Government drops extra tax on banks after court rules it unconstitutional

  • ECO News
  • 9 October 2025

It's one of the new things in the proposed State Budget for 2026: the extra solidarity tax on banks is gone. The government will no longer get €40 million in annual revenue.

The additional solidarity tax levied on the banking sector will finally be eliminated after the Constitutional Court declared it unconstitutional. The measure generated €40 million in revenue per year for the state coffers.

The rule repealing the banking surcharge is included in the 2026 State Budget proposal that the Government submitted to Parliament on Thursday.

Introduced in 2020, the banking surcharge was intended to finance the Executive’s response to the crisis caused by the Covid-19 pandemic. The emergency has passed, but the tax has remained in place until now, with banks contesting the decision in court.

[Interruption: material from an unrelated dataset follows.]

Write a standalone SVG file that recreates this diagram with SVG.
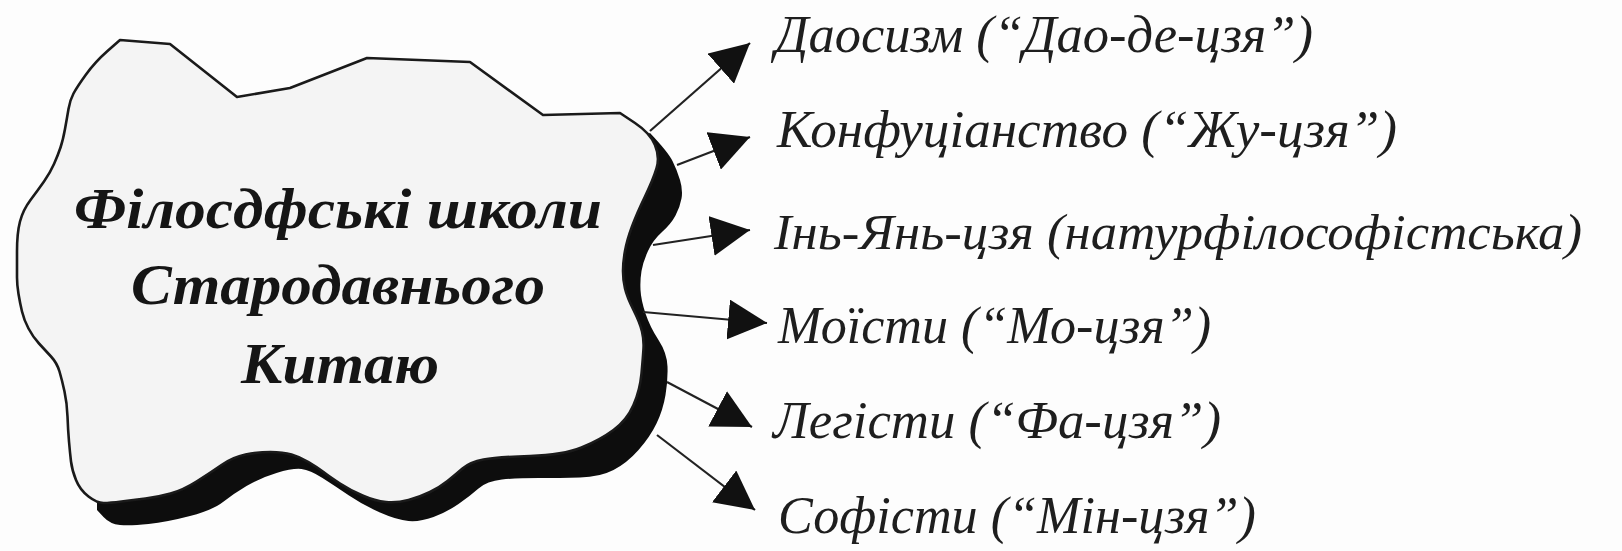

In recent years, there have been a number of decisions in favour of the sector (more than three dozen, including judgments and summary decisions), which led the Public Prosecutor’s Office to request the Constitutional Court to review the so-called Solidarity Surcharge on the Banking Sector.

In June, the Constitutional Court declared the measure illegal, considering that the regime “violates the principle of prohibition of arbitrariness, as a requirement of tax equality”, as well as “the principle of contributory capacity”.

As a result of this decision, the Government was obliged to return to the banks the approximately €180 million unduly charged over the last five years.